Some Good News on California’s Water Planning
Last week at this time, I objected to an Associated Press piece showing how California has left unspent nearly $500 million worth of funds for water projects. At the end of article, there was a little note saying, “oh yes; experts think that California will need nearly $39 billion to update its water infrastructure.” Talk about burying your lede! And I said so.
One of the great things about Legal Planet is the quality of its readers. Shortly thereafter, I heard from Ellen Hanak of the Public Policy Institute of California, one of the nation’s leading environmental economists, and — even more importantly for present purposes — a loyal reader of Legal Planet. Hanak explained that the $39 billion mentioned in the article does not necessarily refer to a shortfall; a lot of it is already accounted for. She wrote:
Based on recent investment spending levels, we are on track for meeting or even exceeding the $39 billion. (It’s a 20-year estimate of needs, our comparisons are based on looking at how we are doing annually for a 5% slice of that amount).
UC Davis’ invaluable California Water Blog has provided more details, by citing to Hanak’s recent testimony on the issue.
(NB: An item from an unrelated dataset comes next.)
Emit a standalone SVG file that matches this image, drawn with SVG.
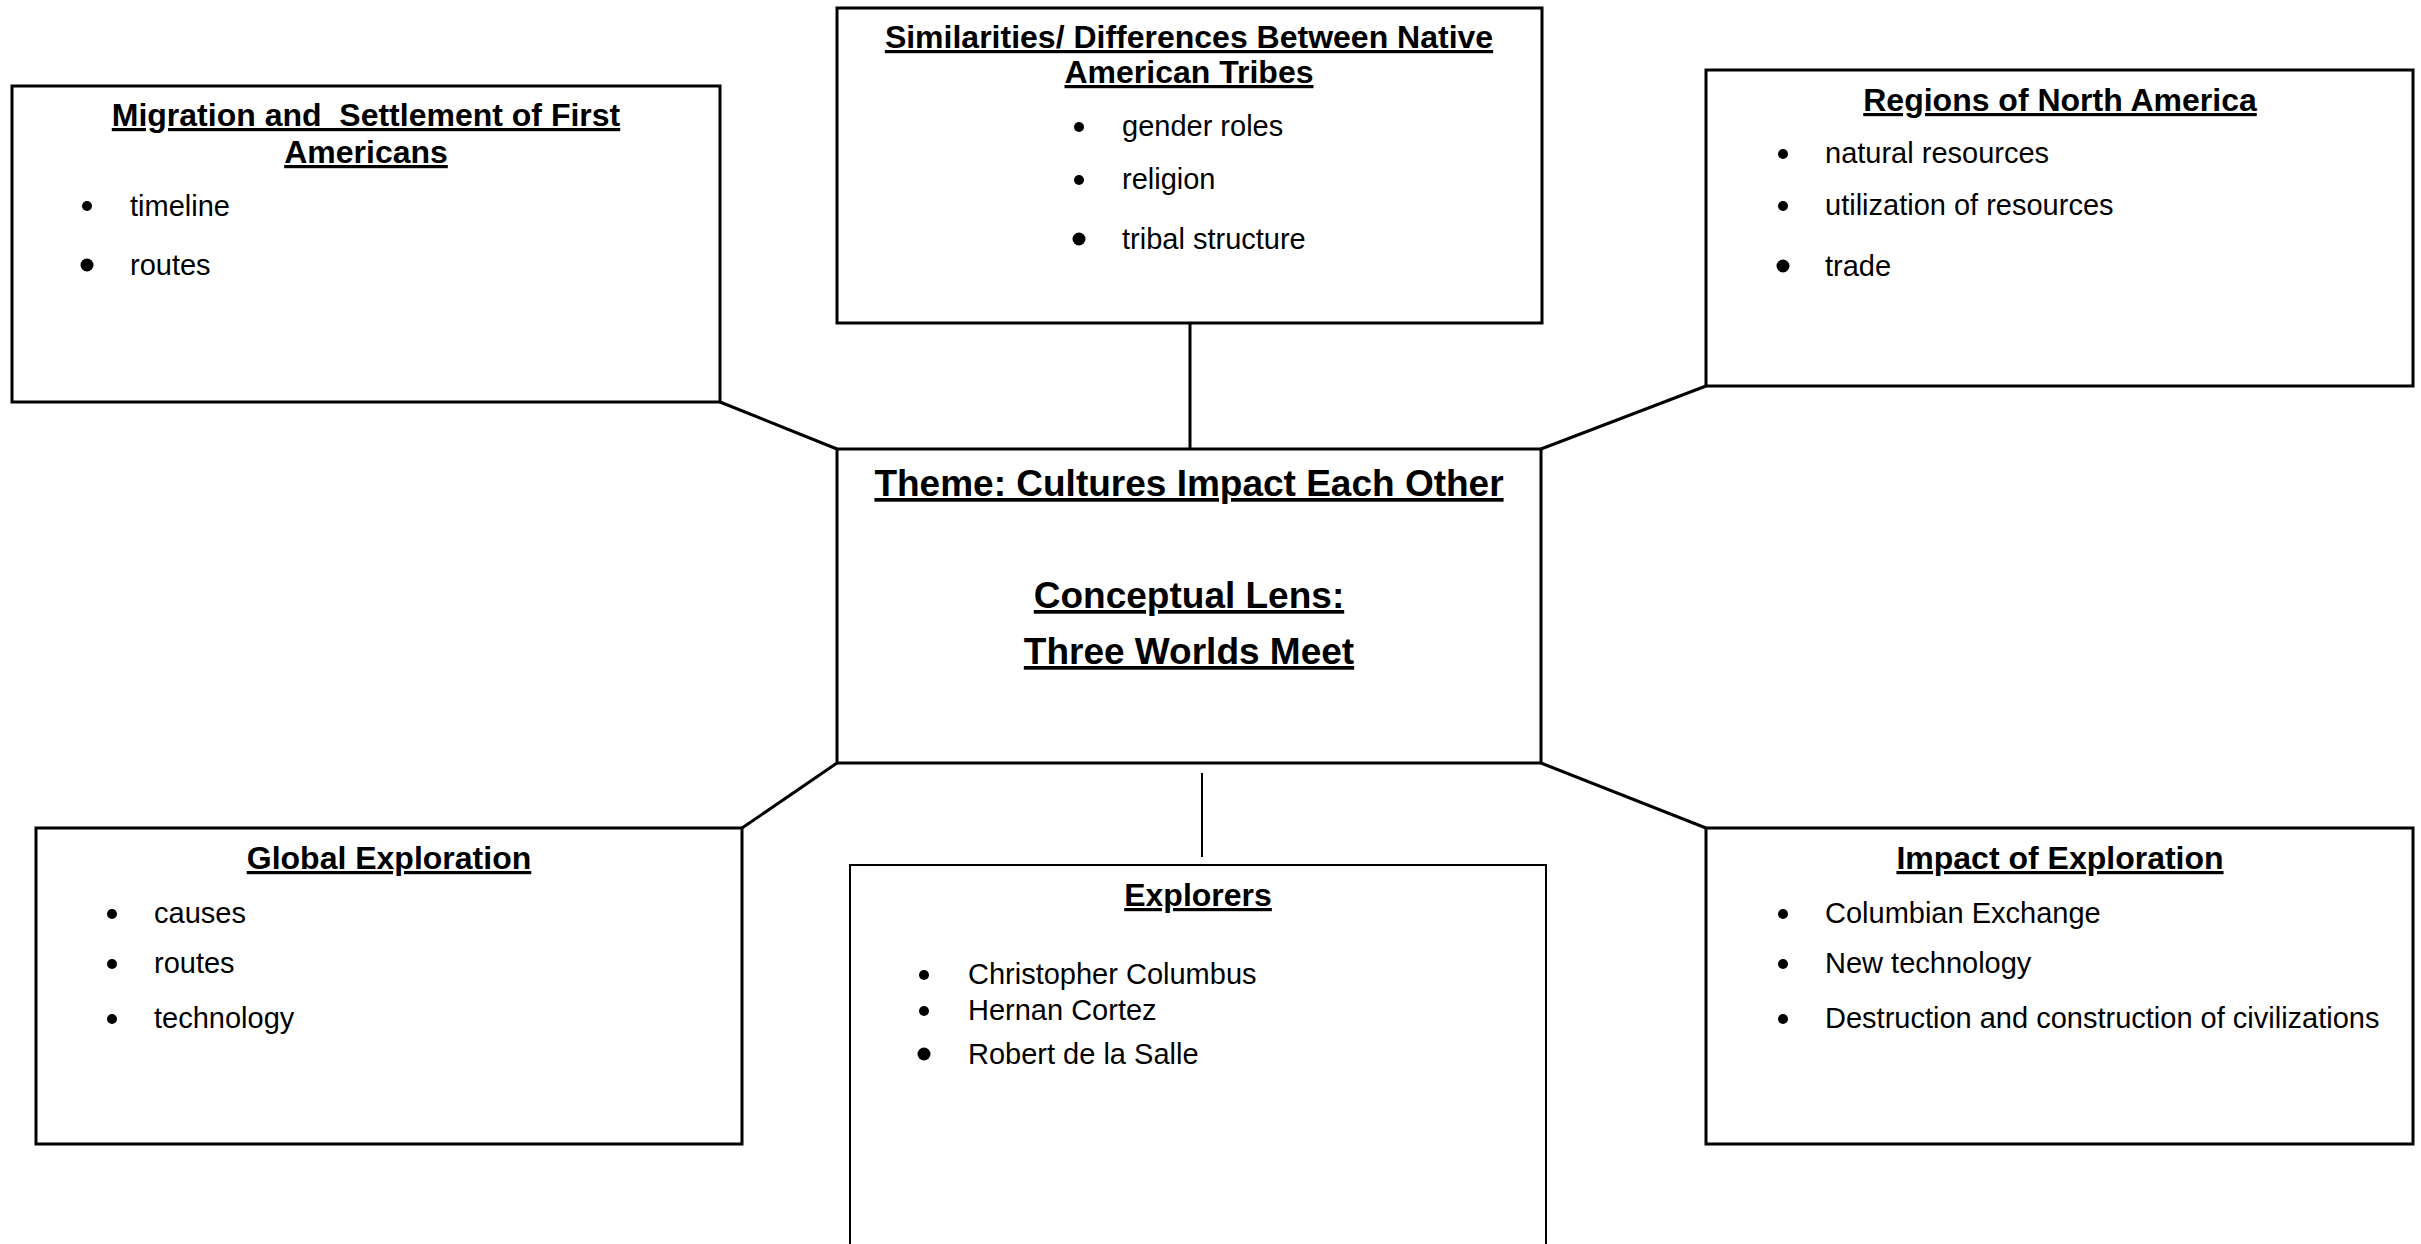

As she explains, the biggest chunks of spending needed — water supply and wastewater infrastructure — are pretty well funded, mainly because funds come from local ratepayers. The bad places lie in flood management infrastructure, ecosystem management, and state planning and oversight, all three of which pale in terms of total spending, but are absolutely critical. And this is also true for small rural systems, where the per capita costs of investment are very high and incomes tend to be low (typically small groundwater-based systems that lack the scale economies needed for affordable treatment facilities). California really needs to use that federal money, which means that the state needs to spend it wisely. (It would also help if federal funds could be used for operations instead of just capital — a typical infrastructure funding headache.). We’re not out of the woods yet by any means, but the situation is not as dire as the article suggested and as I too-quickly inferred.
Last year, PPIC published a comprehensive overwiew of California water issues, and Hanak played a key role in putting that report together. Check it out.
All in all, a decent way to head back into the weekend.